POMPEII: Italy's most-visited historic site, Pompeii, will offer a new tourist attraction from Christmas with the opening to the public of a subterranean spa, featuring a unique series of erotic frescoes.

Eight small frescoes, showing lovemaking scenes with two or more participants, decorated the changing rooms of these public baths dating from the first century before Christ in the ancient city on the Bay of Naples.

One shows a lesbian love scene -- the only one that has survived from the Roman era, according to archeologists.

The frescoes and the bath were buried along with the entire city of Pompeii by the eruption of Mount Vesuvius in 79 AD

The scenes, painted over numbered drawers may have helped bathers remember where they had left their clothes, archelogists believe.


The illustrations might also have been a kind of catalogue of the services that spa-goers could expect on the first floor of the baths, believed to have been a brothel.

"There are always a number of hypotheses to choose from, but no one can say which is the true one," said dig director Antonio d'Ambrosio. "We know that the baths are among the oldest mixed ones in antiquity, but we do not know whether men and women were allowed to use them together, or if days of the week or particular times were reserved to each of the sexes.

As for the sexual licence purported to have reigned in Pompeii, superintendent Givanno Guzzo is less certain. "Prostitution in Pompeii was practised by the slaves. It was their masters who ordered them what to do. They had to do what they were told," he said.

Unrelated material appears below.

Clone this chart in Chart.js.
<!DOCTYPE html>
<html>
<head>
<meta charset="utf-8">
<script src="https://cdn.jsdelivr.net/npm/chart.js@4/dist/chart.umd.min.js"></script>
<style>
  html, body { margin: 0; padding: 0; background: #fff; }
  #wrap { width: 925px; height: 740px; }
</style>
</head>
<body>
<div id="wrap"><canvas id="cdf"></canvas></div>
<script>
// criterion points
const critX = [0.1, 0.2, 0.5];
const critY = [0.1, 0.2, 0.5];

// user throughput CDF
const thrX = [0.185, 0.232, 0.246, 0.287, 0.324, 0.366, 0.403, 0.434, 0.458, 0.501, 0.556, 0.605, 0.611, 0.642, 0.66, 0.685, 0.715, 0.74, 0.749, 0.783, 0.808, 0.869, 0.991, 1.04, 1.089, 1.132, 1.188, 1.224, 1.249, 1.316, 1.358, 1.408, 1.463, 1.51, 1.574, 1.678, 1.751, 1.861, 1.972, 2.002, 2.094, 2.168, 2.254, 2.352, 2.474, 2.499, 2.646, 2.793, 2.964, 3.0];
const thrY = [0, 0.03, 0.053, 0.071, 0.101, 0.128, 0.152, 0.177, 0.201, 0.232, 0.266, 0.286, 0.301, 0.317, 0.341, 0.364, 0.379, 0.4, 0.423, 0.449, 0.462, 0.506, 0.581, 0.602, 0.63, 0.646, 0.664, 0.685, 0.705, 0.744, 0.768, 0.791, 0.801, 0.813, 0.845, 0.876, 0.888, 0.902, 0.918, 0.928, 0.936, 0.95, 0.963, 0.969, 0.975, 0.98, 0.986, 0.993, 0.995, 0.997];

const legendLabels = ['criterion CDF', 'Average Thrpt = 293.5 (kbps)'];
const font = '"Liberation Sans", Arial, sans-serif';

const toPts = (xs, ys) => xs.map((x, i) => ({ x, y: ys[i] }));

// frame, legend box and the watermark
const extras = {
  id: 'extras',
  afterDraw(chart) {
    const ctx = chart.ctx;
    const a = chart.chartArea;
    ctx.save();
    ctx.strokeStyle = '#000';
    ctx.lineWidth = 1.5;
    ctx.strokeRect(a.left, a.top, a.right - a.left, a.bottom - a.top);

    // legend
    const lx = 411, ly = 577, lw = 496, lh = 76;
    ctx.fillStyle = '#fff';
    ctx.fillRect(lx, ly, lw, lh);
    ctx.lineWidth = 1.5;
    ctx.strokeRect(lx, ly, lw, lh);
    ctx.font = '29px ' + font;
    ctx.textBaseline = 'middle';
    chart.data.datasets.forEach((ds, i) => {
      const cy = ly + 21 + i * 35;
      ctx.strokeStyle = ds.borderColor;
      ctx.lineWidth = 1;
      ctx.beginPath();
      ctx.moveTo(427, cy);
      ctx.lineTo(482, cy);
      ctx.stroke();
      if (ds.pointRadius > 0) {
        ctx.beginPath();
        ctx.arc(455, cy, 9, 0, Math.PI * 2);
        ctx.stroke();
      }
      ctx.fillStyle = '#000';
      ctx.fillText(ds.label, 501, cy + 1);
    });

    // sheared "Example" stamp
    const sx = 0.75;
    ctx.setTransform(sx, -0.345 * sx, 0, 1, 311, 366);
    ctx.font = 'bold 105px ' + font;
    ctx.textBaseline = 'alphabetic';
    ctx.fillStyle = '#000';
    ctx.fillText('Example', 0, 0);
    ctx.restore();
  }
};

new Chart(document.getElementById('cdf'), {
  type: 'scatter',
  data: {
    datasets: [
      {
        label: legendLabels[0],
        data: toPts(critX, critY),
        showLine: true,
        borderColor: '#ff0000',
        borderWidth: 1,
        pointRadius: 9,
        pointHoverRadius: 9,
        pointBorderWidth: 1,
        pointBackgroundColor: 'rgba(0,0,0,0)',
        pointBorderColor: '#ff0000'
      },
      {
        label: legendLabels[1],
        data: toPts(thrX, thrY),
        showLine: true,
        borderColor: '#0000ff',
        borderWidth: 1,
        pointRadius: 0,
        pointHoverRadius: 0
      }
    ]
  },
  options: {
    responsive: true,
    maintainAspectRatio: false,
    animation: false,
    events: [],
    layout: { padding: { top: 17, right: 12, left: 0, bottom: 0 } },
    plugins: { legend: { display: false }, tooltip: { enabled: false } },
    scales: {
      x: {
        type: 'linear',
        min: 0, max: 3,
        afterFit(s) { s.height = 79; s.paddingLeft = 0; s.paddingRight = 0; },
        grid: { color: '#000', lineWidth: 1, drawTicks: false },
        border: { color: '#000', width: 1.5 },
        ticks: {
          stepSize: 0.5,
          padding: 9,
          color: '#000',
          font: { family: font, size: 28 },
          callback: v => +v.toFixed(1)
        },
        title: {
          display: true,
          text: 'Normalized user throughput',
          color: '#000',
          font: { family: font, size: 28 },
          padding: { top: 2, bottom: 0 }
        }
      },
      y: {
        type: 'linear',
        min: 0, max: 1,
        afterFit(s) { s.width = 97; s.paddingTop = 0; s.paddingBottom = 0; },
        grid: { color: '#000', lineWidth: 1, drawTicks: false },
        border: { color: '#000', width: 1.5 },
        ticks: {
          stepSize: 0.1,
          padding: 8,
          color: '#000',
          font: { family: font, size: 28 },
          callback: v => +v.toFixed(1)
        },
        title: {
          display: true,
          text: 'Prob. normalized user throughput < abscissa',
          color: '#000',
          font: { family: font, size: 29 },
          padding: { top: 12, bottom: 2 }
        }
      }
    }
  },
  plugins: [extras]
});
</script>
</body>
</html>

After the changing room, the sites of three baths - one cold, one warm and one very hot -- kept at constant temperatures by a sophisticated heating system -- may be seen.

The room with the cold bath was decorated with deep-blue marine frescoes and a mosaic depicting the god of war Mars surrounded by cherubs. A small adjoining room served as a sauna.

Visits to the ancient baths will be limited to groups of 15-20, because of the size of the rooms, d'Ambrosio said.

The Subterranean Spa was first uncovered in the 1950s, but excavation did not really begin until 1985-87, followed by restoration work.

In addition to the baths, the House of Menander will also be opened to visitors. The building is thus named because a portrait of Menander, a Greek playwright who lived from 342 to 292 BC, adorns one of the alcoves of the peristyle.

The large patrician house was closed for restoration for more than 20 years after the 1980 earthquake in Campania. One of the rooms opening on to an internal courtyard is decorated with three scenes of the Trojan War.

Another house, the House of Guilio Polybio, dating from the second century BC, will also be open to the public. It takes its name from a magistrate of the city and its peristyle contains furniture preserved by volcanic ash deposits.

The digging site covers between 15-20 hectares, and according to Guzzo, a similar area remains to be excavated.

"The city existed from 1600 BC. No other ancient city has been preserved in this way. The richness of ancient life that can be seen is unique," he said.